With it in ground leave whatever water in it that you can. Will keep the ground from pushing the sides in as the ground freezes.
 
I’ve always wondered where the deer get the water when we have early freezes and no snow. Creeks, etc.. but some areas are devoid of that !
 
do you have to worry about mud getting in being level to the ground?
 
do you have to worry about mud getting in being level to the ground?
Actually I've read and seen several videos that say to put mud and sand in the bottom so the water is more natural tasting to them. Not sure if it's true or not but I left sand and several shovels of dirt in mine, deer really hit it hard all summer and fall. In fact I'm still getting pictures of them checking it even though it's frozen.
 
Have any of you come up with a way to keep the water tanks from freezing? I have thought about an aerator or bubbler hooked to a battery with a solar panel, but I am not sure if this would just slightly prolong the inevitable freeze or greatly increase the time the water would stay unfrozen. I was thinking a 12v 20ah Lifepoe4 battery, a dual bubbler that draws .4 amps, and a 12v 20watt solar panel. I am no engineer so I am uncertain if this would even keep the bubbler running 24/7 or not. I assume once it freezes there would be no thawing taking place with the bubbler? It would run about $140 to give it a shot, but I just dont know if it would be worth it. I can imagine if it would keep the water open/unfrozen it would be a real attraction in the dead of winter.
 
Have any of you come up with a way to keep the water tanks from freezing? I have thought about an aerator or bubbler hooked to a battery with a solar panel, but I am not sure if this would just slightly prolong the inevitable freeze or greatly increase the time the water would stay unfrozen. I was thinking a 12v 20ah Lifepoe4 battery, a dual bubbler that draws .4 amps, and a 12v 20watt solar panel. I am no engineer so I am uncertain if this would even keep the bubbler running 24/7 or not. I assume once it freezes there would be no thawing taking place with the bubbler? It would run about $140 to give it a shot, but I just dont know if it would be worth it. I can imagine if it would keep the water open/unfrozen it would be a real attraction in the dead of winter.

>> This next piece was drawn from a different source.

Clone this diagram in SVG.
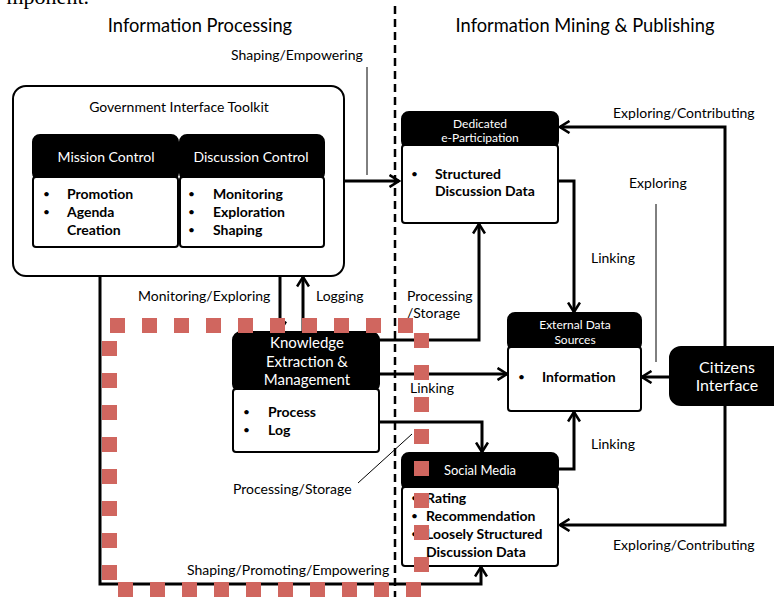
<svg xmlns="http://www.w3.org/2000/svg" width="774" height="597" viewBox="0 0 774 597">
<style>
text{font-family:Lato,"Liberation Sans",sans-serif;fill:#000}
.t{font-size:18.3px}
.lbl{font-size:14px}
.hd{fill:#fff;text-anchor:middle}
.b{font-size:14px;font-weight:bold}
.dot{font-size:12px}
.blk{fill:#000;stroke:#000;stroke-width:2}
.box{fill:#fff;stroke:#000;stroke-width:2}
.con{fill:none;stroke:#000;stroke-width:3}
.thin{fill:none;stroke:#000;stroke-width:1}
.sq{fill:#d0665f}
</style>
<defs>
<marker id="ah" viewBox="0 0 12 14" refX="10.5" refY="7" markerWidth="12" markerHeight="14" markerUnits="userSpaceOnUse" orient="auto">
<path d="M1,1 L10.5,7 L1,13" fill="none" stroke="#000" stroke-width="2.6"/>
</marker>
</defs>
<rect width="774" height="597" fill="#fff"/>
<text x="89" y="4" text-anchor="end" style="font-family:'Liberation Serif',serif;font-size:22px">mponent.</text>
<text class="t" x="200" y="32" text-anchor="middle">Information Processing</text>
<text class="t" x="585" y="32" text-anchor="middle">Information Mining &amp; Publishing</text>
<line x1="395" y1="6" x2="395" y2="597" stroke="#000" stroke-width="2.5" stroke-dasharray="8 5"/>

<g id="connectors">
<path class="con" d="M344,181 H399" marker-end="url(#ah)"/>
<path class="con" d="M725,347 V127 H560" marker-end="url(#ah)"/>
<path class="con" d="M725,405 V525 H560" marker-end="url(#ah)"/>
<path class="con" d="M558,181 H574 V312" marker-end="url(#ah)"/>
<path class="con" d="M558,469 H574 V412" marker-end="url(#ah)"/>
<path class="con" d="M670,377 H642" marker-end="url(#ah)"/>
<path class="con" d="M303,332 V277" marker-end="url(#ah)"/>
<path class="con" d="M280,276 V331" marker-end="url(#ah)"/>
<path class="con" d="M379,340 H479 V224" marker-end="url(#ah)"/>
<path class="con" d="M379,374 H507" marker-end="url(#ah)"/>
<path class="con" d="M379,422 H482 V452" marker-end="url(#ah)"/>
<path class="con" d="M100,276 V584 H481 V567" marker-end="url(#ah)"/>
<line class="thin" x1="367" y1="67" x2="367" y2="175"/>
<line class="thin" x1="656" y1="204" x2="656" y2="362"/>
<line class="thin" x1="358" y1="483" x2="412" y2="434"/>
<text class="lbl" x="231" y="60">Shaping/Empowering</text>
<text class="lbl" x="613" y="118">Exploring/Contributing</text>
<text class="lbl" x="629" y="188">Exploring</text>
<text class="lbl" x="591" y="263">Linking</text>
<text class="lbl" x="138" y="301">Monitoring/Exploring</text>
<text class="lbl" x="316" y="301">Logging</text>
<text class="lbl" x="407" y="301">Processing</text>
<text class="lbl" x="407" y="318">/Storage</text>
<text class="lbl" x="410" y="393">Linking</text>
<text class="lbl" x="591" y="449">Linking</text>
<text class="lbl" x="233" y="494">Processing/Storage</text>
<text class="lbl" x="613" y="550">Exploring/Contributing</text>
<text class="lbl" x="187" y="575">Shaping/Promoting/Empowering</text>
</g>

<g id="gov-toolkit">
<rect class="box" x="13" y="86" width="331" height="190" rx="13"/>
<text class="lbl" x="179" y="112" text-anchor="middle">Government Interface Toolkit</text>
</g>
<g id="mission-control">
<rect class="blk" x="33" y="135" width="145" height="45" rx="7"/>
<text class="hd" x="106" y="162" style="font-size:14px">Mission Control</text>
<rect class="box" x="33" y="177" width="145" height="70" rx="3"/>
<text class="dot" x="43" y="198">•</text><text class="b" x="67" y="199">Promotion</text>
<text class="dot" x="43" y="216">•</text><text class="b" x="67" y="217">Agenda</text>
<text class="b" x="67" y="235">Creation</text>
</g>
<g id="discussion-control">
<rect class="blk" x="180" y="135" width="144" height="45" rx="7"/>
<text class="hd" x="251" y="162" style="font-size:14px">Discussion Control</text>
<rect class="box" x="180" y="177" width="144" height="70" rx="3"/>
<text class="dot" x="188" y="198">•</text><text class="b" x="213" y="199">Monitoring</text>
<text class="dot" x="188" y="216">•</text><text class="b" x="213" y="217">Exploration</text>
<text class="dot" x="188" y="234">•</text><text class="b" x="213" y="235">Shaping</text>
</g>

<g id="e-participation">
<rect class="blk" x="402" y="112" width="156" height="36" rx="7"/>
<text class="hd" x="480" y="128" style="font-size:12px">Dedicated</text>
<text class="hd" x="480" y="142" style="font-size:12px">e-Participation</text>
<rect class="box" x="402" y="145" width="156" height="78" rx="3"/>
<text class="dot" x="411" y="178">•</text><text class="b" x="435" y="179">Structured</text>
<text class="b" x="435" y="196">Discussion Data</text>
</g>

<g id="external-data">
<rect class="blk" x="508" y="313" width="133" height="37" rx="7"/>
<text class="hd" x="575" y="329" style="font-size:12px">External Data</text>
<text class="hd" x="575" y="344" style="font-size:12px">Sources</text>
<rect class="box" x="508" y="347" width="133" height="64" rx="3"/>
<text class="dot" x="518" y="381">•</text><text class="b" x="542" y="382">Information</text>
</g>

<g id="citizens-interface">
<rect class="blk" x="670" y="347" width="130" height="58" rx="11"/>
<text class="hd" x="727" y="373" style="font-size:16px">Citizens</text>
<text class="hd" x="727" y="391" style="font-size:16px">Interface</text>
</g>

<g id="knowledge-extraction">
<rect class="blk" x="233" y="332" width="146" height="60" rx="8"/>
<text class="hd" x="307" y="348" style="font-size:15px">Knowledge</text>
<text class="hd" x="307" y="367" style="font-size:15px">Extraction &amp;</text>
<text class="hd" x="307" y="385" style="font-size:15px">Management</text>
<rect class="box" x="233" y="389" width="146" height="63" rx="3"/>
<text class="dot" x="243" y="416">•</text><text class="b" x="268" y="417">Process</text>
<text class="dot" x="243" y="434">•</text><text class="b" x="268" y="435">Log</text>
</g>

<g id="social-media">
<rect class="blk" x="402" y="453" width="156" height="37" rx="7"/>
<text class="hd" x="480" y="475" style="font-size:13px">Social Media</text>
<rect class="box" x="402" y="487" width="156" height="79" rx="3"/>
<text class="dot" x="411" y="502">•</text><text class="b" x="426" y="503">Rating</text>
<text class="dot" x="411" y="520">•</text><text class="b" x="426" y="521">Recommendation</text>
<text class="dot" x="411" y="538">•</text><text class="b" x="426" y="539">Loosely Structured</text>
<text class="b" x="426" y="557">Discussion Data</text>
</g>

<g id="red-boundary">
<rect class="sq" x="110" y="318" width="15" height="15"/>
<rect class="sq" x="142" y="318" width="15" height="15"/>
<rect class="sq" x="174" y="318" width="15" height="15"/>
<rect class="sq" x="206" y="318" width="15" height="15"/>
<rect class="sq" x="238" y="318" width="15" height="15"/>
<rect class="sq" x="270" y="318" width="15" height="15"/>
<rect class="sq" x="302" y="318" width="15" height="15"/>
<rect class="sq" x="334" y="318" width="15" height="15"/>
<rect class="sq" x="366" y="318" width="15" height="15"/>
<rect class="sq" x="398" y="318" width="15" height="15"/>
<rect class="sq" x="414" y="333" width="15" height="15"/>
<rect class="sq" x="414" y="365" width="15" height="15"/>
<rect class="sq" x="414" y="397" width="15" height="15"/>
<rect class="sq" x="414" y="429" width="15" height="15"/>
<rect class="sq" x="414" y="461" width="15" height="15"/>
<rect class="sq" x="414" y="493" width="15" height="15"/>
<rect class="sq" x="414" y="525" width="15" height="15"/>
<rect class="sq" x="414" y="557" width="15" height="15"/>
<rect class="sq" x="102" y="341" width="15" height="15"/>
<rect class="sq" x="102" y="373" width="15" height="15"/>
<rect class="sq" x="102" y="405" width="15" height="15"/>
<rect class="sq" x="102" y="437" width="15" height="15"/>
<rect class="sq" x="102" y="469" width="15" height="15"/>
<rect class="sq" x="102" y="501" width="15" height="15"/>
<rect class="sq" x="102" y="533" width="15" height="15"/>
<rect class="sq" x="102" y="565" width="15" height="15"/>
<rect class="sq" x="118" y="582" width="15" height="15"/>
<rect class="sq" x="150" y="582" width="15" height="15"/>
<rect class="sq" x="182" y="582" width="15" height="15"/>
<rect class="sq" x="214" y="582" width="15" height="15"/>
<rect class="sq" x="246" y="582" width="15" height="15"/>
<rect class="sq" x="278" y="582" width="15" height="15"/>
<rect class="sq" x="310" y="582" width="15" height="15"/>
<rect class="sq" x="342" y="582" width="15" height="15"/>
<rect class="sq" x="374" y="582" width="15" height="15"/>
<rect class="sq" x="406" y="582" width="15" height="15"/>
</g>
</svg>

If its cold enough to freeze the water its cold enough to reduce the battery life enough that a solar charger isn't going to keep up with it. maybe a wind powered mechanical option would work?
 
I've got a few buried stock tanks within reasonable distance of electricity and bought a stock tank heater from Fleet Farm to try. Never got around to running the cords this year. Obviously not applicable in every scenario but it should do the trick with a few applications.
 
If its cold enough to freeze the water its cold enough to reduce the battery life enough that a solar charger isn't going to keep up with it. maybe a wind powered mechanical option would work?
I hadn't really thought about that. I do know of multiple ponds with windmill aerators. I will have to do some research...
I've got a few buried stock tanks within reasonable distance of electricity and bought a stock tank heater from Fleet Farm to try. Never got around to running the cords this year. Obviously not applicable in every scenario but it should do the trick with a few applications.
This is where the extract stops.